The host argued that companies are falsely framing economically-driven layoffs as proactive AI restructurings to hide financial distress and maintain high stock valuations.

The argument

The host cited a survey showing 59% of hiring managers emphasize AI's role in layoffs to appease stakeholders, whereas only 9% of those cuts actually involved AI replacing roles.
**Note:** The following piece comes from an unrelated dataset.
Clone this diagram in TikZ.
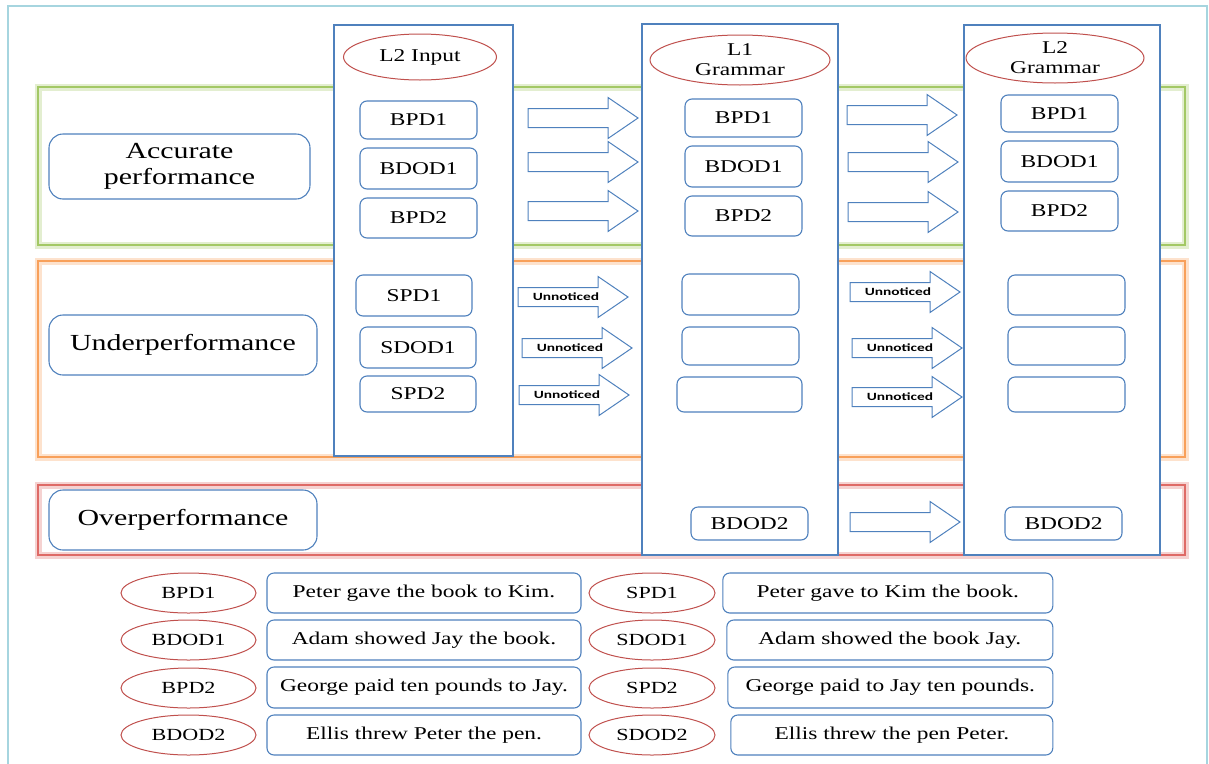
\documentclass[tikz,border=0pt]{standalone}
\usepackage{fontspec}
\setmainfont{Liberation Serif}[FakeStretch=1.3]
\newfontfamily\unfont{Carlito}[FakeStretch=1.4]
\usetikzlibrary{shapes.geometric}
\definecolor{boxblue}{HTML}{4F81BD}
\definecolor{ellred}{HTML}{C0504D}
\definecolor{framecyan}{HTML}{A6D5DF}
\definecolor{bandgreen}{HTML}{A3C865}
\definecolor{bandorange}{HTML}{F8A05A}
\definecolor{bandred}{HTML}{DE6A66}
\newcommand\blockarrow[4][]{%
  \draw[barrow] (#3,#4-9.5) -- (#3+80,#4-9.5) -- (#3+80,#4-20.5) -- (#3+110,#4)
    -- (#3+80,#4+20.5) -- (#3+80,#4+9.5) -- (#3,#4+9.5) -- cycle;
  \coordinate (#2) at (#3+48,#4);
  \if\relax\detokenize{#1}\relax\else\node[unn] at (#2) {#1};\fi}
\begin{document}
\begin{tikzpicture}[x=1pt,y=-1pt,
  box/.style={draw=boxblue, line width=1.1pt, rounded corners=7pt, fill=white, inner sep=0pt, font=\fontsize{18}{20}\selectfont},
  catbox/.style={box, rounded corners=14pt, font=\fontsize{23}{26}\selectfont, align=center},
  lab/.style={draw=ellred, line width=1pt, ellipse, fill=white, inner sep=0pt, align=center, font=\fontsize{18}{20}\selectfont},
  column/.style={draw=boxblue, line width=1.1pt, fill=white, inner sep=0pt},
  band/.style={draw=#1, line width=1.4pt, inner sep=0pt, preaction={draw=#1, line width=7pt, draw opacity=0.3}},
  barrow/.style={draw=boxblue, line width=1pt, fill=white, line join=miter},
  unn/.style={font=\unfont\bfseries\fontsize{11}{12}\selectfont, inner sep=0pt},
  sent/.style={box, font=\fontsize{18}{20}\selectfont},
  leg/.style={lab, font=\fontsize{17}{19}\selectfont, minimum height=40pt}
]
\useasboundingbox (0,0) rectangle (1209,763);
% outer frame
\draw[framecyan, line width=2pt] (8,770) -- (8,6) -- (1207,6) -- (1207,770);
% bands
\node[band=bandgreen, minimum width=1147pt, minimum height=158pt] (accband) at (611.5,166) {};
\node[band=bandorange, minimum width=1147pt, minimum height=196pt] (undband) at (611.5,359) {};
\node[band=bandred, minimum width=1147pt, minimum height=70pt] (ovband) at (611.5,520) {};
% category boxes
\node[catbox, minimum width=261pt, minimum height=65pt] (acc) at (179.5,166.5) {Accurate\\performance};
\node[catbox, minimum width=268pt, minimum height=60pt] (und) at (183,345) {Underperformance};
\node[catbox, minimum width=268pt, minimum height=60pt] (ovr) at (183,520) {Overperformance};
% columns
\node[column, minimum width=179pt, minimum height=431pt] (colIn) at (423.5,240.5) {};
\node[column, minimum width=196pt, minimum height=531pt] (colA) at (740,289.5) {};
\node[column, minimum width=196pt, minimum height=530pt] (colB) at (1062,290) {};
% column headers
\node[lab, minimum width=153pt, minimum height=46pt] (hIn) at (420,57) {L2 Input};
\node[lab, minimum width=180pt, minimum height=50pt] (hA) at (740,60) {L1\\Grammar};
\node[lab, minimum width=178pt, minimum height=50pt] (hB) at (1055,58) {L2\\Grammar};
% L2 input boxes
\node[box, minimum width=117pt, minimum height=38pt] (iBPD1) at (418.5,120) {BPD1};
\node[box, minimum width=117pt, minimum height=41pt] (iBDOD1) at (418.5,168.5) {BDOD1};
\node[box, minimum width=117pt, minimum height=40pt] (iBPD2) at (418.5,218) {BPD2};
\node[box, minimum width=116pt, minimum height=41pt] (iSPD1) at (414,295.5) {SPD1};
\node[box, minimum width=116pt, minimum height=41pt] (iSDOD1) at (418,347.5) {SDOD1};
\node[box, minimum width=116pt, minimum height=36pt] (iSPD2) at (418,394) {SPD2};
% L1 grammar boxes
\node[box, minimum width=117pt, minimum height=38pt] (aBPD1) at (743.5,118) {BPD1};
\node[box, minimum width=117pt, minimum height=41pt] (aBDOD1) at (743.5,166.5) {BDOD1};
\node[box, minimum width=117pt, minimum height=40pt] (aBPD2) at (743.5,216) {BPD2};
\node[box, minimum width=117pt, minimum height=41pt] (aE1) at (740.5,294.5) {};
\node[box, minimum width=117pt, minimum height=38pt] (aE2) at (740.5,346) {};
\node[box, minimum width=125pt, minimum height=35pt] (aE3) at (739.5,394.5) {};
\node[box, minimum width=117pt, minimum height=33pt] (aBDOD2) at (749.5,523.5) {BDOD2};
% L2 grammar boxes
\node[box, minimum width=117pt, minimum height=37pt] (bBPD1) at (1059.5,113.5) {BPD1};
\node[box, minimum width=117pt, minimum height=41pt] (bBDOD1) at (1059.5,161.5) {BDOD1};
\node[box, minimum width=117pt, minimum height=40pt] (bBPD2) at (1059.5,211) {BPD2};
\node[box, minimum width=117pt, minimum height=40pt] (bE1) at (1066.5,295) {};
\node[box, minimum width=117pt, minimum height=38pt] (bE2) at (1066.5,346) {};
\node[box, minimum width=117pt, minimum height=35pt] (bE3) at (1066.5,394.5) {};
\node[box, minimum width=117pt, minimum height=33pt] (bBDOD2) at (1063.5,523.5) {BDOD2};
% block arrows
\blockarrow{arA1}{528}{118}
\blockarrow{arA2}{528}{162}
\blockarrow{arA3}{528}{211}
\blockarrow{arB1}{847}{115}
\blockarrow{arB2}{848}{162}
\blockarrow{arB3}{848}{212}
\blockarrow[Unnoticed]{arU1}{518}{297}
\blockarrow[Unnoticed]{arU2}{522}{348}
\blockarrow[Unnoticed]{arU3}{519}{395}
\blockarrow[Unnoticed]{arV1}{850}{292}
\blockarrow[Unnoticed]{arV2}{852}{348}
\blockarrow[Unnoticed]{arV3}{852}{397}
\blockarrow{arO}{850}{522}
% legend
\node[leg, minimum width=135pt] (lBPD1) at (188.5,593) {BPD1};
\node[leg, minimum width=135pt] (lBDOD1) at (188.5,640) {BDOD1};
\node[leg, minimum width=135pt] (lBPD2) at (188.5,688) {BPD2};
\node[leg, minimum width=135pt] (lBDOD2) at (188.5,735) {BDOD2};
\node[sent, minimum width=314pt, minimum height=40pt] (sBPD1) at (424,593) {Peter gave the book to Kim.};
\node[sent, minimum width=314pt, minimum height=40pt] (sBDOD1) at (424,640) {Adam showed Jay the book.};
\node[sent, minimum width=314pt, minimum height=41pt] (sBPD2) at (424,687.5) {George paid ten pounds to Jay.};
\node[sent, minimum width=314pt, minimum height=40pt] (sBDOD2) at (424,735) {Ellis threw Peter the pen.};
\node[leg, minimum width=126pt] (lSPD1) at (652,593) {SPD1};
\node[leg, minimum width=126pt] (lSDOD1) at (652,640) {SDOD1};
\node[leg, minimum width=126pt] (lSPD2) at (652,688) {SPD2};
\node[leg, minimum width=126pt] (lSDOD2) at (652,735) {SDOD2};
\node[sent, minimum width=330pt, minimum height=40pt] (sSPD1) at (887.8,593) {Peter gave to Kim the book.};
\node[sent, minimum width=326pt, minimum height=40pt] (sSDOD1) at (889.8,640) {Adam showed the book Jay.};
\node[sent, minimum width=325pt, minimum height=41pt] (sSPD2) at (890.3,687.5) {George paid to Jay ten pounds.};
\node[sent, minimum width=322pt, minimum height=40pt] (sSDOD2) at (891.8,735) {Ellis threw the pen Peter.};
\end{tikzpicture}
\end{document}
This narrative-driven 'AI washing' conceals a deteriorating labor market and corporate growth struggles, as seen when honest admissions of overhiring by Block were spun by the media into a bullish AI story.

The thesis, stress-tested
✓ What validates it
  • An increase in corporate filings admitting to financial distress rather than AI restructuring
  • A rise in broader unemployment claims that can no longer be attributed to tech-driven efficiency
▸ Risks discussed
  • AI adoption could eventually drive real productivity gains that justify the layoffs
  • Market momentum and FOMO can sustain high valuations longer than fundamentals dictate
Hear it yourself
"They wanna participate in the stock market, but they don't want to be too honest about why they're doing what it is they're doing, this AI washing that I brought up. Companies want they've decided they would rather lie to you to hope that they can be part of the 1999 recreation here in 2026. Meanwhile, what's really going on in the signals that you get, something else entirely. Like I always say, you know it's not good when central bankers start making sense. That's really what rate cuts are. They aren't stimulus. They're instead officials admitting, hey."